* Directive
Give back every line exactly as it appears, pictures excluded.

* Information supplied
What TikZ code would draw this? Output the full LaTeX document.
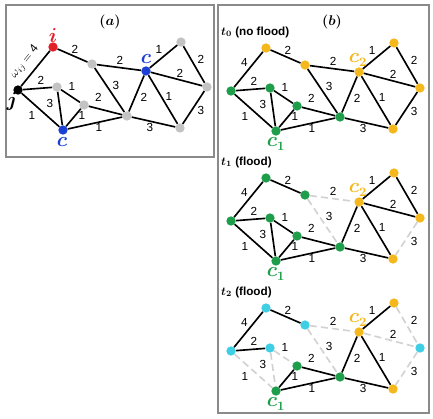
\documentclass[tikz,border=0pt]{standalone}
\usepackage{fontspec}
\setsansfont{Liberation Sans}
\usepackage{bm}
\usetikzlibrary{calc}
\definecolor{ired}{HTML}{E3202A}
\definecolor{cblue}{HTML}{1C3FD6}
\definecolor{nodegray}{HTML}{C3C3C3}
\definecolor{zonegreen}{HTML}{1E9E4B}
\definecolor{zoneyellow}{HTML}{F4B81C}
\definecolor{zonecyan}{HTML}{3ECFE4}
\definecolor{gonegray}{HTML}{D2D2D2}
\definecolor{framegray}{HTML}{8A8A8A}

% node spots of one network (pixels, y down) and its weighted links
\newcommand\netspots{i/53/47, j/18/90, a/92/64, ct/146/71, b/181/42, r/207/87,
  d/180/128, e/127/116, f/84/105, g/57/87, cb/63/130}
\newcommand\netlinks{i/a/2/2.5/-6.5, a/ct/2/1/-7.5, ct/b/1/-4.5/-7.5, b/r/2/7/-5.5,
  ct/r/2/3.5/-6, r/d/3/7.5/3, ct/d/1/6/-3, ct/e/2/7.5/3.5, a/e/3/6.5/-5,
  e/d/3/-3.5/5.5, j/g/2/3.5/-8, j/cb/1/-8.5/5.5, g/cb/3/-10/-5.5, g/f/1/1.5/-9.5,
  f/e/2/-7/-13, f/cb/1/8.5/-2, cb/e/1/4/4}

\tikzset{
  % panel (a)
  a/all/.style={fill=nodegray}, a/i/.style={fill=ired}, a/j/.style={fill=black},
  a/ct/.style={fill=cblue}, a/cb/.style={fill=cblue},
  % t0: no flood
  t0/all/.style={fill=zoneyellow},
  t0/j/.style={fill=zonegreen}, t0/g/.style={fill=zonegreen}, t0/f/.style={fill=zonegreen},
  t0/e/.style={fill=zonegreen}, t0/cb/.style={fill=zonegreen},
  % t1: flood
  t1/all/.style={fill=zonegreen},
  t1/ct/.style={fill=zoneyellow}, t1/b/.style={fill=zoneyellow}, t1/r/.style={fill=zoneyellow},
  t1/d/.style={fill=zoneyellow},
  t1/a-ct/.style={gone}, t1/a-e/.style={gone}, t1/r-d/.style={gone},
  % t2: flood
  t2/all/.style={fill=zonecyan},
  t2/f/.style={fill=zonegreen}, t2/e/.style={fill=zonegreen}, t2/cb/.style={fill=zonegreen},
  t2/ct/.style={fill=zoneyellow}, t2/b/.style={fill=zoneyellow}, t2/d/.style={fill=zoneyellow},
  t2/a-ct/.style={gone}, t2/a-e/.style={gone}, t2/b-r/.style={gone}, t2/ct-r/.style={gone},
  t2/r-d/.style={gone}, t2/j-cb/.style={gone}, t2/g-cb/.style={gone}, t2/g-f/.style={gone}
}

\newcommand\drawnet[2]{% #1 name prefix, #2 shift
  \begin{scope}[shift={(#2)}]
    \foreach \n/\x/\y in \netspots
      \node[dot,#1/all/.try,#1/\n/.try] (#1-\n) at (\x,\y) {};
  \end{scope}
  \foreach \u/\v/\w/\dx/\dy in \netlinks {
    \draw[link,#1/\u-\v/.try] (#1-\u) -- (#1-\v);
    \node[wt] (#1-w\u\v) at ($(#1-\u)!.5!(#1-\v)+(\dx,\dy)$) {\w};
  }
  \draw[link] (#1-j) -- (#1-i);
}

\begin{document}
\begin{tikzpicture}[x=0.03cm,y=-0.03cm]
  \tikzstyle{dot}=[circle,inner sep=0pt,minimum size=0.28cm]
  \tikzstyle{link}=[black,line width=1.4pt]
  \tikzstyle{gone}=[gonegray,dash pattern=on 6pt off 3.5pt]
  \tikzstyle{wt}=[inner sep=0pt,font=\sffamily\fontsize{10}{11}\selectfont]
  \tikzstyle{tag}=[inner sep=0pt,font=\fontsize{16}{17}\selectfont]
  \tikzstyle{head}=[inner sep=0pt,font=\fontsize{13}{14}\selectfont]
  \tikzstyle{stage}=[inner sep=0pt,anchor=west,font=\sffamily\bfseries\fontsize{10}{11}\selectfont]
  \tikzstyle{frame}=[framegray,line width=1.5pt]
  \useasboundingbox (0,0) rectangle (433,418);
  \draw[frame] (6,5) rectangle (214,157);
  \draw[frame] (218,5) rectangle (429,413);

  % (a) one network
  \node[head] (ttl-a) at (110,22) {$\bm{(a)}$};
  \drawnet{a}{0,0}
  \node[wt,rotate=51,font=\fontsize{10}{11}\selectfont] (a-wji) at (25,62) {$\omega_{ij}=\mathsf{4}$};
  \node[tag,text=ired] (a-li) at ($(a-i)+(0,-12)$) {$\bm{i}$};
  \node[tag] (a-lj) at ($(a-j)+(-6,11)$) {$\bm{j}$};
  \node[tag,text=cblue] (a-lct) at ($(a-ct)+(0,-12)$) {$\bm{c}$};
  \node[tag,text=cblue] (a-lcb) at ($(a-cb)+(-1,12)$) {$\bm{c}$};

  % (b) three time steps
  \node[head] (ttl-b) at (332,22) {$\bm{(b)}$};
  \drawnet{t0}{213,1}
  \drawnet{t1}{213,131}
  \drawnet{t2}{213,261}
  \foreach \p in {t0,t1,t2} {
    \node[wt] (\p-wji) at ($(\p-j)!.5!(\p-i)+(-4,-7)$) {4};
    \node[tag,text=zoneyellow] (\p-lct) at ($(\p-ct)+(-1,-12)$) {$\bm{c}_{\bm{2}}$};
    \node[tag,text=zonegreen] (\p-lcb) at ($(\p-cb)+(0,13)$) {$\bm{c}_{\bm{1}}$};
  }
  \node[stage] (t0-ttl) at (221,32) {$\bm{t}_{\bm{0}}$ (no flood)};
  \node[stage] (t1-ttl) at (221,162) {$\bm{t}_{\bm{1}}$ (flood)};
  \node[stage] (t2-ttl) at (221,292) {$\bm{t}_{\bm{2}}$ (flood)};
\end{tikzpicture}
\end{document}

* The solution
What TikZ code would draw this? Output the full LaTeX document.
\documentclass[tikz,border=0pt]{standalone}
\usepackage{fontspec}
\setsansfont{Liberation Sans}
\usepackage{bm}
\usetikzlibrary{calc}
\definecolor{ired}{HTML}{E3202A}
\definecolor{cblue}{HTML}{1C3FD6}
\definecolor{nodegray}{HTML}{C3C3C3}
\definecolor{zonegreen}{HTML}{1E9E4B}
\definecolor{zoneyellow}{HTML}{F4B81C}
\definecolor{zonecyan}{HTML}{3ECFE4}
\definecolor{gonegray}{HTML}{D2D2D2}
\definecolor{framegray}{HTML}{8A8A8A}

% node spots of one network (pixels, y down) and its weighted links
\newcommand\netspots{i/53/47, j/18/90, a/92/64, ct/146/71, b/181/42, r/207/87,
  d/180/128, e/127/116, f/84/105, g/57/87, cb/63/130}
\newcommand\netlinks{i/a/2/2.5/-6.5, a/ct/2/1/-7.5, ct/b/1/-4.5/-7.5, b/r/2/7/-5.5,
  ct/r/2/3.5/-6, r/d/3/7.5/3, ct/d/1/6/-3, ct/e/2/7.5/3.5, a/e/3/6.5/-5,
  e/d/3/-3.5/5.5, j/g/2/3.5/-8, j/cb/1/-8.5/5.5, g/cb/3/-10/-5.5, g/f/1/1.5/-9.5,
  f/e/2/-7/-13, f/cb/1/8.5/-2, cb/e/1/4/4}

\tikzset{
  % panel (a)
  a/all/.style={fill=nodegray}, a/i/.style={fill=ired}, a/j/.style={fill=black},
  a/ct/.style={fill=cblue}, a/cb/.style={fill=cblue},
  % t0: no flood
  t0/all/.style={fill=zoneyellow},
  t0/j/.style={fill=zonegreen}, t0/g/.style={fill=zonegreen}, t0/f/.style={fill=zonegreen},
  t0/e/.style={fill=zonegreen}, t0/cb/.style={fill=zonegreen},
  % t1: flood
  t1/all/.style={fill=zonegreen},
  t1/ct/.style={fill=zoneyellow}, t1/b/.style={fill=zoneyellow}, t1/r/.style={fill=zoneyellow},
  t1/d/.style={fill=zoneyellow},
  t1/a-ct/.style={gone}, t1/a-e/.style={gone}, t1/r-d/.style={gone},
  % t2: flood
  t2/all/.style={fill=zonecyan},
  t2/f/.style={fill=zonegreen}, t2/e/.style={fill=zonegreen}, t2/cb/.style={fill=zonegreen},
  t2/ct/.style={fill=zoneyellow}, t2/b/.style={fill=zoneyellow}, t2/d/.style={fill=zoneyellow},
  t2/a-ct/.style={gone}, t2/a-e/.style={gone}, t2/b-r/.style={gone}, t2/ct-r/.style={gone},
  t2/r-d/.style={gone}, t2/j-cb/.style={gone}, t2/g-cb/.style={gone}, t2/g-f/.style={gone}
}

\newcommand\drawnet[2]{% #1 name prefix, #2 shift
  \begin{scope}[shift={(#2)}]
    \foreach \n/\x/\y in \netspots
      \node[dot,#1/all/.try,#1/\n/.try] (#1-\n) at (\x,\y) {};
  \end{scope}
  \foreach \u/\v/\w/\dx/\dy in \netlinks {
    \draw[link,#1/\u-\v/.try] (#1-\u) -- (#1-\v);
    \node[wt] (#1-w\u\v) at ($(#1-\u)!.5!(#1-\v)+(\dx,\dy)$) {\w};
  }
  \draw[link] (#1-j) -- (#1-i);
}

\begin{document}
\begin{tikzpicture}[x=0.03cm,y=-0.03cm]
  \tikzstyle{dot}=[circle,inner sep=0pt,minimum size=0.28cm]
  \tikzstyle{link}=[black,line width=1.4pt]
  \tikzstyle{gone}=[gonegray,dash pattern=on 6pt off 3.5pt]
  \tikzstyle{wt}=[inner sep=0pt,font=\sffamily\fontsize{10}{11}\selectfont]
  \tikzstyle{tag}=[inner sep=0pt,font=\fontsize{16}{17}\selectfont]
  \tikzstyle{head}=[inner sep=0pt,font=\fontsize{13}{14}\selectfont]
  \tikzstyle{stage}=[inner sep=0pt,anchor=west,font=\sffamily\bfseries\fontsize{10}{11}\selectfont]
  \tikzstyle{frame}=[framegray,line width=1.5pt]
  \useasboundingbox (0,0) rectangle (433,418);
  \draw[frame] (6,5) rectangle (214,157);
  \draw[frame] (218,5) rectangle (429,413);

  % (a) one network
  \node[head] (ttl-a) at (110,22) {$\bm{(a)}$};
  \drawnet{a}{0,0}
  \node[wt,rotate=51,font=\fontsize{10}{11}\selectfont] (a-wji) at (25,62) {$\omega_{ij}=\mathsf{4}$};
  \node[tag,text=ired] (a-li) at ($(a-i)+(0,-12)$) {$\bm{i}$};
  \node[tag] (a-lj) at ($(a-j)+(-6,11)$) {$\bm{j}$};
  \node[tag,text=cblue] (a-lct) at ($(a-ct)+(0,-12)$) {$\bm{c}$};
  \node[tag,text=cblue] (a-lcb) at ($(a-cb)+(-1,12)$) {$\bm{c}$};

  % (b) three time steps
  \node[head] (ttl-b) at (332,22) {$\bm{(b)}$};
  \drawnet{t0}{213,1}
  \drawnet{t1}{213,131}
  \drawnet{t2}{213,261}
  \foreach \p in {t0,t1,t2} {
    \node[wt] (\p-wji) at ($(\p-j)!.5!(\p-i)+(-4,-7)$) {4};
    \node[tag,text=zoneyellow] (\p-lct) at ($(\p-ct)+(-1,-12)$) {$\bm{c}_{\bm{2}}$};
    \node[tag,text=zonegreen] (\p-lcb) at ($(\p-cb)+(0,13)$) {$\bm{c}_{\bm{1}}$};
  }
  \node[stage] (t0-ttl) at (221,32) {$\bm{t}_{\bm{0}}$ (no flood)};
  \node[stage] (t1-ttl) at (221,162) {$\bm{t}_{\bm{1}}$ (flood)};
  \node[stage] (t2-ttl) at (221,292) {$\bm{t}_{\bm{2}}$ (flood)};
\end{tikzpicture}
\end{document}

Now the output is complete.